L’Observatoire rappelle le rôle primordial des défenseurs des droits de l’Homme dans la prévention des conflits, l’avènement de l’Etat de droit et de la démocratie, dans tous les pays du monde et notamment en Afrique. Ils jouent un rôle essentiel dans la lutte pour l’application de la Déclaration universelle des droits de l’Homme et des autres instruments relatifs aux droits de l’Homme, tels, notamment, la Charte africaine des droits de l’Homme et des peuples. A cet égard, l’Observatoire appelle les Etats de la Commission à ne ménager aucun effort pour assurer que le texte de la Déclaration sur les défenseurs, adopté à une large majorité en 1998, soit diffusé le plus largement possible.

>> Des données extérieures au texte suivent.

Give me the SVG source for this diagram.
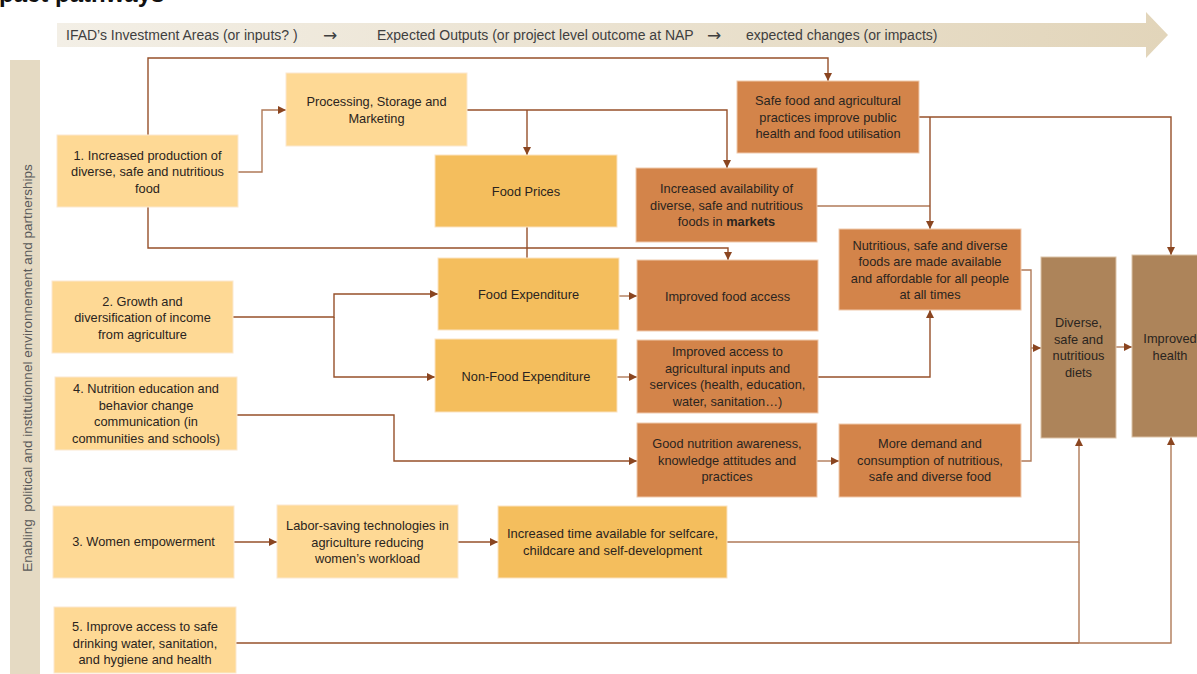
<svg xmlns="http://www.w3.org/2000/svg" width="1197" height="674" viewBox="0 0 1197 674">
<defs>
<linearGradient id="band" x1="0" y1="0" x2="1" y2="0">
<stop offset="0" stop-color="#f3efe6"/>
<stop offset="1" stop-color="#e2d5ba"/>
</linearGradient>
<marker id="ah" markerUnits="userSpaceOnUse" markerWidth="9" markerHeight="9" refX="8" refY="4" orient="auto">
<path d="M0,0 L8,4 L0,8 z" fill="#8a4520"/>
</marker>
<style>
.t{font-family:"Liberation Sans",Arial,sans-serif;font-size:12.8px;fill:#2a2420;text-anchor:middle}
.h{font-family:"Liberation Sans",Arial,sans-serif;font-size:14px;fill:#3f3f3f}
.ar{font-family:"DejaVu Sans",sans-serif;font-size:17px;fill:#3f3f3f}
.b1{fill:#fed995;stroke:#fbe8cf;stroke-width:1}
.b2{fill:#f4be5d;stroke:#fbe3c2;stroke-width:1}
.b3{fill:#d3844a;stroke:#f0c9ac;stroke-width:1}
.b4{fill:#ad845a;stroke:#dcc3a8;stroke-width:1}
.c{fill:none;stroke:#96502a;stroke-width:1.4}
.cl{fill:none;stroke:#b07a58;stroke-width:1.4}
</style>
</defs>
<rect width="1197" height="674" fill="#ffffff"/>
<text x="-29" y="2" font-family="Liberation Sans,Arial,sans-serif" font-size="24" font-weight="bold" fill="#111">Impact pathways</text>
<g id="header">
<polygon points="57,23 1146,23 1146,12 1168,35 1146,58 1146,47 57,47" fill="url(#band)"/>
<text class="h" x="66" y="40">IFAD’s Investment Areas (or inputs? )</text>
<text class="ar" x="323" y="41">→</text>
<text class="h" x="377" y="40">Expected Outputs (or project level outcome at NAP</text>
<text class="ar" x="707" y="41">→</text>
<text class="h" x="746" y="40">expected changes (or impacts)</text>
</g>
<g id="enabling">
<rect x="10" y="60" width="30" height="614" fill="#e5dac3"/>
<text transform="translate(31.5,368) rotate(-90)" font-family="Liberation Sans,Arial,sans-serif" font-size="13.5" fill="#595959" text-anchor="middle" xml:space="preserve">Enabling  political and institutionnel environnement and partnerships</text>
</g>
<g id="connectors">
<path class="c" d="M148,135 V58 H828 V81" marker-end="url(#ah)"/>
<path class="c" d="M148,207 V248 H728 V260" marker-end="url(#ah)"/>
<path class="cl" d="M238,172 H262 V110 H286" marker-end="url(#ah)"/>
<path class="c" d="M467,110 H727 V168" marker-end="url(#ah)"/>
<path class="c" d="M527,110 V155" marker-end="url(#ah)"/>
<path class="c" d="M527,227 V258"/>
<path class="c" d="M233,317 H334 V294 H438" marker-end="url(#ah)"/>
<path class="c" d="M334,317 V377 H435" marker-end="url(#ah)"/>
<path class="cl" d="M619,296 H637" marker-end="url(#ah)"/>
<path class="cl" d="M617,377 H637" marker-end="url(#ah)"/>
<path class="c" d="M818,377 H930 V310" marker-end="url(#ah)"/>
<path class="cl" d="M817,206 H930"/>
<path class="c" d="M919,117 H1171 V255" marker-end="url(#ah)"/>
<path class="c" d="M930,117 V229" marker-end="url(#ah)"/>
<path class="c" d="M237,415 H394 V461 H637" marker-end="url(#ah)"/>
<path class="cl" d="M817,461 H839" marker-end="url(#ah)"/>
<path class="cl" d="M1021,270 H1031 V461 H1021"/>
<path class="cl" d="M1031,348 H1041" marker-end="url(#ah)"/>
<path class="cl" d="M1116,347 H1132" marker-end="url(#ah)"/>
<path class="c" d="M234,542 H277" marker-end="url(#ah)"/>
<path class="c" d="M458,542 H498" marker-end="url(#ah)"/>
<path class="cl" d="M727,542 H1079 V438" marker-end="url(#ah)"/>
<path class="c" d="M236,643 H1079"/>
<path class="cl" d="M1079,643 V542"/>
<path class="cl" d="M1079,643 H1171 V437" marker-end="url(#ah)"/>
</g>
<g id="n1"><rect class="b1" x="57" y="135" width="181" height="72"/>
<text class="t" x="147.5" y="159.5">1. Increased production of</text>
<text class="t" x="147.5" y="176">diverse, safe and nutritious</text>
<text class="t" x="147.5" y="192.5">food</text></g>
<g id="n_processing"><rect class="b1" x="286" y="73" width="181" height="73"/>
<text class="t" x="376.5" y="106">Processing, Storage and</text>
<text class="t" x="376.5" y="122.5">Marketing</text></g>
<g id="n_prices"><rect class="b2" x="435" y="155" width="182" height="72"/>
<text class="t" x="526" y="196">Food Prices</text></g>
<g id="n_availability"><rect class="b3" x="636" y="168" width="181" height="74"/>
<text class="t" x="726.5" y="193">Increased availability of</text>
<text class="t" x="726.5" y="209.5">diverse, safe and nutritious</text>
<text class="t" x="726.5" y="226">foods in <tspan font-weight="bold">markets</tspan></text></g>
<g id="n_safefood"><rect class="b3" x="737" y="81" width="182" height="72"/>
<text class="t" x="828" y="105">Safe food and agricultural</text>
<text class="t" x="828" y="121.5">practices improve public</text>
<text class="t" x="828" y="138">health and food utilisation</text></g>
<g id="n_nutritious"><rect class="b3" x="839" y="229" width="182" height="81"/>
<text class="t" x="930" y="249.5">Nutritious, safe and diverse</text>
<text class="t" x="930" y="266">foods are made available</text>
<text class="t" x="930" y="282.5">and affordable for all people</text>
<text class="t" x="930" y="299">at all times</text></g>
<g id="n_diets"><rect class="b4" x="1041" y="257" width="75" height="181"/>
<text class="t" x="1078.5" y="327">Diverse,</text>
<text class="t" x="1078.5" y="343.5">safe and</text>
<text class="t" x="1078.5" y="360">nutritious</text>
<text class="t" x="1078.5" y="376.5">diets</text></g>
<g id="n_health"><rect class="b4" x="1132" y="255" width="78" height="182"/>
<text class="t" x="1170" y="343">Improved</text>
<text class="t" x="1170" y="359.5">health</text></g>
<g id="n2"><rect class="b1" x="52" y="281" width="181" height="72"/>
<text class="t" x="142.5" y="305.5">2. Growth and</text>
<text class="t" x="142.5" y="322">diversification of income</text>
<text class="t" x="142.5" y="338.5">from agriculture</text></g>
<g id="n_foodexp"><rect class="b2" x="438" y="258" width="181" height="72"/>
<text class="t" x="528.5" y="299">Food Expenditure</text></g>
<g id="n_foodaccess"><rect class="b3" x="637" y="260" width="181" height="71"/>
<text class="t" x="727.5" y="300.5">Improved food access</text></g>
<g id="n_nonfood"><rect class="b2" x="435" y="339" width="182" height="73"/>
<text class="t" x="526" y="381">Non-Food Expenditure</text></g>
<g id="n_inputs"><rect class="b3" x="637" y="340" width="181" height="73"/>
<text class="t" x="727.5" y="356">Improved access to</text>
<text class="t" x="727.5" y="372.5">agricultural inputs and</text>
<text class="t" x="727.5" y="389">services (health, education,</text>
<text class="t" x="727.5" y="405.5">water, sanitation…)</text></g>
<g id="n4"><rect class="b1" x="55" y="377" width="182" height="73"/>
<text class="t" x="146" y="393">4. Nutrition education and</text>
<text class="t" x="146" y="409.5">behavior change</text>
<text class="t" x="146" y="426">communication (in</text>
<text class="t" x="146" y="442.5">communities and schools)</text></g>
<g id="n_awareness"><rect class="b3" x="637" y="423" width="180" height="74"/>
<text class="t" x="727" y="448">Good nutrition awareness,</text>
<text class="t" x="727" y="464.5">knowledge attitudes and</text>
<text class="t" x="727" y="481">practices</text></g>
<g id="n_demand"><rect class="b3" x="839" y="424" width="182" height="73"/>
<text class="t" x="930" y="448">More demand and</text>
<text class="t" x="930" y="464.5">consumption of nutritious,</text>
<text class="t" x="930" y="481">safe and diverse food</text></g>
<g id="n3"><rect class="b1" x="53" y="506" width="181" height="72"/>
<text class="t" x="143.5" y="546">3. Women empowerment</text></g>
<g id="n_labor"><rect class="b1" x="277" y="505" width="181" height="73"/>
<text class="t" x="367.5" y="530">Labor-saving technologies in</text>
<text class="t" x="367.5" y="546.5">agriculture reducing</text>
<text class="t" x="367.5" y="563">women’s workload</text></g>
<g id="n_time"><rect class="b2" x="498" y="506" width="229" height="72"/>
<text class="t" x="612.5" y="538" textLength="211" lengthAdjust="spacingAndGlyphs">Increased time available for selfcare,</text>
<text class="t" x="612.5" y="554.5" textLength="179" lengthAdjust="spacingAndGlyphs">childcare and self-development</text></g>
<g id="n5"><rect class="b1" x="54" y="607" width="182" height="66"/>
<text class="t" x="145" y="631">5. Improve access to safe</text>
<text class="t" x="145" y="647.5">drinking water, sanitation,</text>
<text class="t" x="145" y="664">and hygiene and health</text></g>
</svg>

En 2001, l’Observatoire est intervenu lors des sessions de la Commission africaine, à Tripoli (du 23 avril au 7 mai 2001) et à Banjul (du 13 au 27 octobre 2001), en insistant sur la persistance d’actes de violence et d’atteintes portées aux droits des défenseurs des droits de l’Homme en Afrique et sur la nécessaire adoption d’un mécanisme spécifique de protection à l’échelle régionale ayant mandat d’enquêter et de réagir aux cas individuels qui lui sont soumis. Ce mécanisme travaillerait en étroite coopération avec Mme Hina Jilani, Représentante spéciale du Secrétaire général des Nations unies sur les défenseurs des droits de l’Homme.

La régionalisation de la promotion et de la protection des défenseurs des droits de l’Homme est de plus en plus nécessaire et efficace. Le travail effectué en ce sens par la Commission inter-américaine des droits de l’Homme en est un exemple probant. La Commission africaine des droits de l’Homme et des Peuples doit, elle aussi, impérativement s’engager sur cette voie.